§ Given exercise:
Report the total number of lines that include the string "this", without any other text.

§ Plotting code records:
——
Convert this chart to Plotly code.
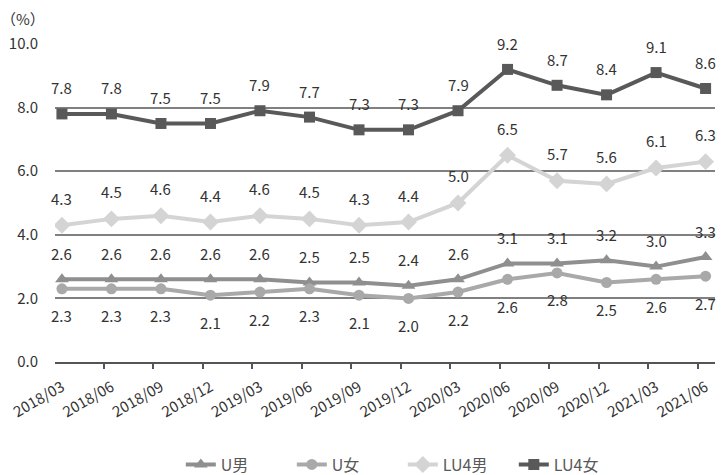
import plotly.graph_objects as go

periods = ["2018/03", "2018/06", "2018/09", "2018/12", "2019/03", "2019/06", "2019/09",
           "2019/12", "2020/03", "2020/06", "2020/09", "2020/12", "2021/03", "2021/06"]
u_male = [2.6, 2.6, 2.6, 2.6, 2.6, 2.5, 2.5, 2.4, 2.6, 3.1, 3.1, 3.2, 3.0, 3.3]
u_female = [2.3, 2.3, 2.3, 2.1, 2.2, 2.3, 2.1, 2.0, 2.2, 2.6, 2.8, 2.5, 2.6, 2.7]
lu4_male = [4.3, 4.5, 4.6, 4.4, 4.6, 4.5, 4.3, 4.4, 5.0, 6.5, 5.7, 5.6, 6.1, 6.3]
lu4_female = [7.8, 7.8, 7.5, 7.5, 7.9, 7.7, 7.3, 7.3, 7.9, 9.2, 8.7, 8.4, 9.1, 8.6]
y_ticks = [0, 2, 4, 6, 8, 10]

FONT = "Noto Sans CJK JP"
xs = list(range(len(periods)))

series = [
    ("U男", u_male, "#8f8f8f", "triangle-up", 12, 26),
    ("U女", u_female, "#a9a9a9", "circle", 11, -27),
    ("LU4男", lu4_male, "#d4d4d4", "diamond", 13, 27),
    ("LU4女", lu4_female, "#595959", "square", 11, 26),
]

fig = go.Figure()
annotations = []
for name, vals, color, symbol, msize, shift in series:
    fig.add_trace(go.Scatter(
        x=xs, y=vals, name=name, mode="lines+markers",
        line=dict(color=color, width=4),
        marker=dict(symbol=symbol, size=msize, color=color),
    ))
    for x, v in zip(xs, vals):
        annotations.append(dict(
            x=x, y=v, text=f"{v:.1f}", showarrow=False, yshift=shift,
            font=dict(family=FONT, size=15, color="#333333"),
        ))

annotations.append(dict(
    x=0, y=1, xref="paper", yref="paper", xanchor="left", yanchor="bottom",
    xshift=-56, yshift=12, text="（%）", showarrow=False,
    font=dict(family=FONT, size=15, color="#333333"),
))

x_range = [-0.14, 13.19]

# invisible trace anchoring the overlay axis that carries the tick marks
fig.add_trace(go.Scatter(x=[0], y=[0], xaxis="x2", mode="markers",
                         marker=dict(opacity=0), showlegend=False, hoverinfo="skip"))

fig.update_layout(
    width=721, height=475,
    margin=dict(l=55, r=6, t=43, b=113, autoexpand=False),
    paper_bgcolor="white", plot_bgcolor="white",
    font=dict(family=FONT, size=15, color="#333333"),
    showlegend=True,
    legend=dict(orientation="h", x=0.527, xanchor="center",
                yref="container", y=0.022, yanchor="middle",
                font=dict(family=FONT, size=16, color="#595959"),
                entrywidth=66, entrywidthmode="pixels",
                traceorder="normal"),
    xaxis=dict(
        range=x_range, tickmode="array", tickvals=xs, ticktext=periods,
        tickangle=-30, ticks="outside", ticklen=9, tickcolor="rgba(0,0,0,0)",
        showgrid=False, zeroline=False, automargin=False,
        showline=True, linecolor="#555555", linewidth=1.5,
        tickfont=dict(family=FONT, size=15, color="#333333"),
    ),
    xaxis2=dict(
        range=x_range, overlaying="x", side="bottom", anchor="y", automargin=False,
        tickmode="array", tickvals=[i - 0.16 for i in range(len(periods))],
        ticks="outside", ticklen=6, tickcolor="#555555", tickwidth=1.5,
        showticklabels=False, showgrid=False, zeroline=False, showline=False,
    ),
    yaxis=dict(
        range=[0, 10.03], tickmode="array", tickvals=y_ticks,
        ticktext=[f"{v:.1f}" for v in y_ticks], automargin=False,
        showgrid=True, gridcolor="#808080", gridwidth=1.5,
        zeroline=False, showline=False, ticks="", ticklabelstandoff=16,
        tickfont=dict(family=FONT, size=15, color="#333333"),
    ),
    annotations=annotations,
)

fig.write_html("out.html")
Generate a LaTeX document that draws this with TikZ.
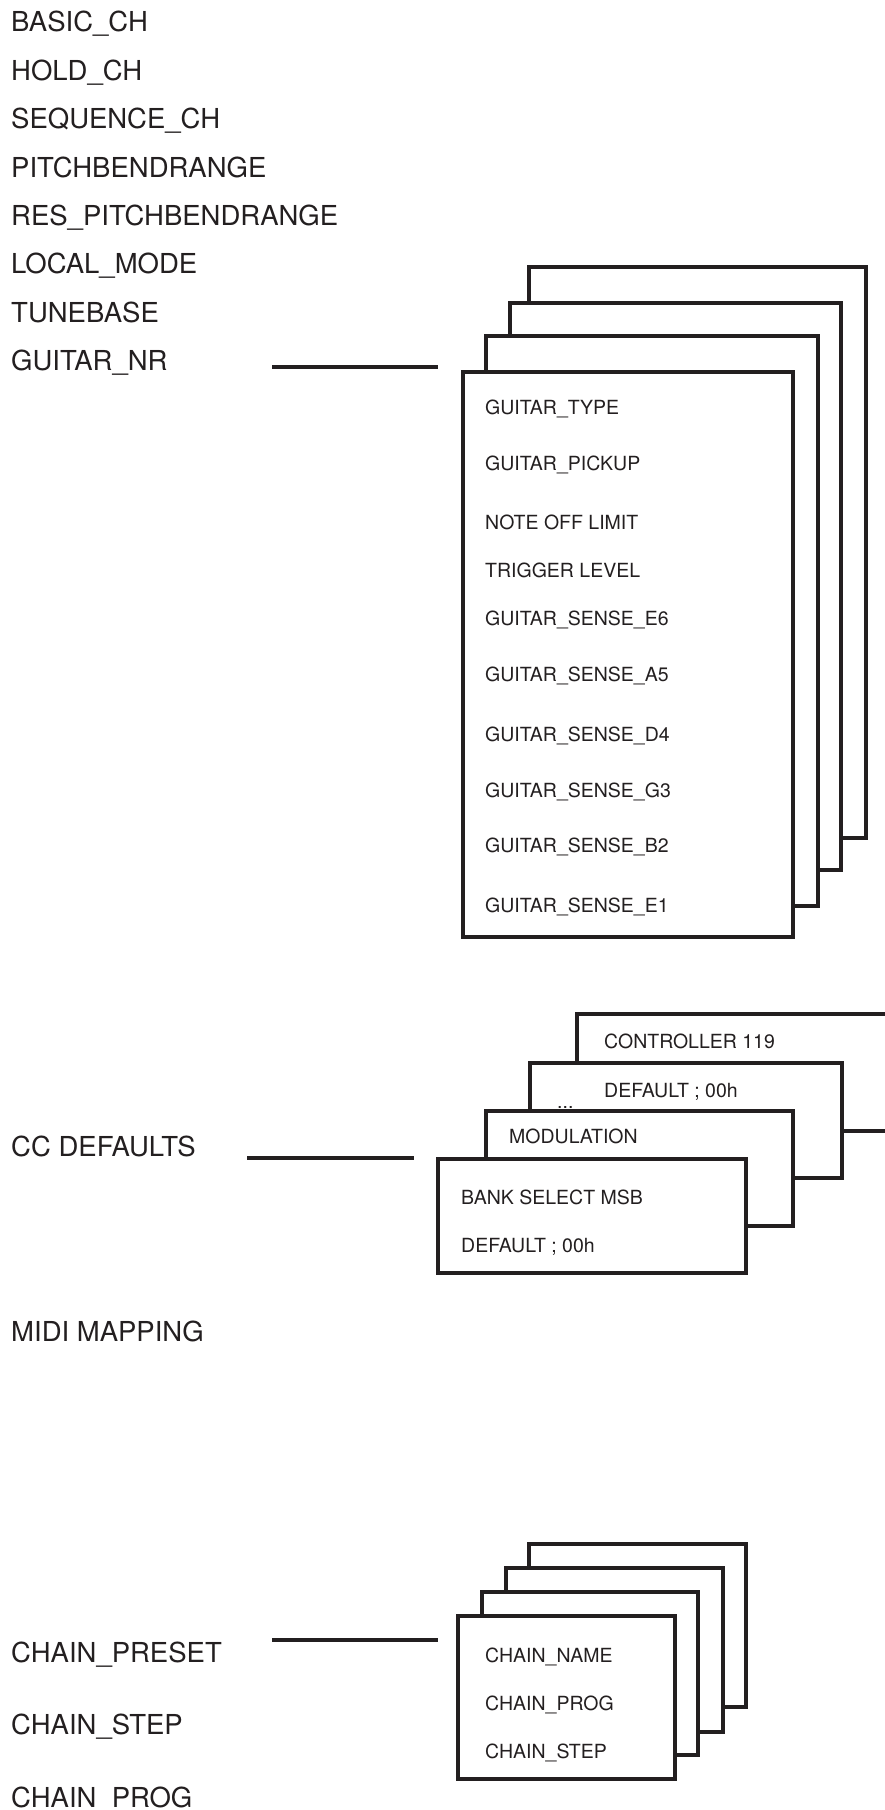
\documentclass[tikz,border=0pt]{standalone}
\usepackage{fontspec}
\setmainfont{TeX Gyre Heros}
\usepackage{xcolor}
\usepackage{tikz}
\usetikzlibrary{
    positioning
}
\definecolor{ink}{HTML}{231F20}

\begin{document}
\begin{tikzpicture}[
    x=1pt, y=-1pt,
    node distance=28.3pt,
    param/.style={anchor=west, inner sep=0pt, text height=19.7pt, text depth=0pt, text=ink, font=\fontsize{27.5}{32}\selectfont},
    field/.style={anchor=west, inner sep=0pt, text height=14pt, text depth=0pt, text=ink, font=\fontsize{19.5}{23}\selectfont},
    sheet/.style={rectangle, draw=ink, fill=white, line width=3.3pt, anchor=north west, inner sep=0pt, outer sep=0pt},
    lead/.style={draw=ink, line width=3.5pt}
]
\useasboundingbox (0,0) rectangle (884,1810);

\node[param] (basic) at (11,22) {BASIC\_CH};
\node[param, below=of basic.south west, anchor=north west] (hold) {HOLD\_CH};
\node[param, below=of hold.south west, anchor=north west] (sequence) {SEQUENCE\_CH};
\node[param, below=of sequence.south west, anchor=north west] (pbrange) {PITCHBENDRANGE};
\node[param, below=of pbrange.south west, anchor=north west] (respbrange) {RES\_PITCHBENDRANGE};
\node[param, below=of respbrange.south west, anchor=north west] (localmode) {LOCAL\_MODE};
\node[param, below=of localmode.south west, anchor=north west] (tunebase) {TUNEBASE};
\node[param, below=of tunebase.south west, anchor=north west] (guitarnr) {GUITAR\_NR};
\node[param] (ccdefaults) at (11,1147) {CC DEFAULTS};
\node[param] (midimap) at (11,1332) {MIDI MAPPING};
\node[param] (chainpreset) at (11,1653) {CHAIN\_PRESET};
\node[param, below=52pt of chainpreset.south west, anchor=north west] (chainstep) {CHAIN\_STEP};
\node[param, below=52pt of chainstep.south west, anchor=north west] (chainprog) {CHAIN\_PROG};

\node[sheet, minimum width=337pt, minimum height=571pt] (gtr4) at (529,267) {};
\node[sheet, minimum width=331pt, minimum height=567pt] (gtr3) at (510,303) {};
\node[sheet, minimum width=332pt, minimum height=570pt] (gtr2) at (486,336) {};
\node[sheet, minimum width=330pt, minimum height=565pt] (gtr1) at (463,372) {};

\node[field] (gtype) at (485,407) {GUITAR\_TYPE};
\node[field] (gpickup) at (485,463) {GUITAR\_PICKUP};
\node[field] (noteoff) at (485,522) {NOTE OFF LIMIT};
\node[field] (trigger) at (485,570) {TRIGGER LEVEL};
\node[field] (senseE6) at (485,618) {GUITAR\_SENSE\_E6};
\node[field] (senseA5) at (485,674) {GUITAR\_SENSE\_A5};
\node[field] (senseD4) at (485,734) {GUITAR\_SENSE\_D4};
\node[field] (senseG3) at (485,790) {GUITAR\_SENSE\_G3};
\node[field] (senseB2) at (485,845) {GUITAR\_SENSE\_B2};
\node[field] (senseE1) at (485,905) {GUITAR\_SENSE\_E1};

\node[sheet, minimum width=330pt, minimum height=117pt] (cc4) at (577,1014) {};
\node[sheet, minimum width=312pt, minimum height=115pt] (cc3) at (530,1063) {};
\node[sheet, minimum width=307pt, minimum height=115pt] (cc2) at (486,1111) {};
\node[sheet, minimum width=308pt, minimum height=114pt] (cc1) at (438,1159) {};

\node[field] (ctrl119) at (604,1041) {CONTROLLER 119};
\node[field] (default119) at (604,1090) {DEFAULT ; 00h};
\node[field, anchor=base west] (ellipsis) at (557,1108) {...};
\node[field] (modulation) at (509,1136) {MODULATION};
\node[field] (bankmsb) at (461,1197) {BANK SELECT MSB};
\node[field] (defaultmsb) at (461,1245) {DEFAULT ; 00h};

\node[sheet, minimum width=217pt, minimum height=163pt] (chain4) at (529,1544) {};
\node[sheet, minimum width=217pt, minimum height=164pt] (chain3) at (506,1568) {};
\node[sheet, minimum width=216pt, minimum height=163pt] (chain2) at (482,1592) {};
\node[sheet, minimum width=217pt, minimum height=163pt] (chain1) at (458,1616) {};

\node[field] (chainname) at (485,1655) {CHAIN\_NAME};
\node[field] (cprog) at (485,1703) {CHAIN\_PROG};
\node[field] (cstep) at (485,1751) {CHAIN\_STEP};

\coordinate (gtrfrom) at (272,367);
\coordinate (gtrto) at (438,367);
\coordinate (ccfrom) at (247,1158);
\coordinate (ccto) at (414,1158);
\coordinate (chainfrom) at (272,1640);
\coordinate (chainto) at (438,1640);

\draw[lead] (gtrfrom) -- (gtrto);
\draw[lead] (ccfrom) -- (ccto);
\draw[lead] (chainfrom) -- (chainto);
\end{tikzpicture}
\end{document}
——
§ Answer for the task:
2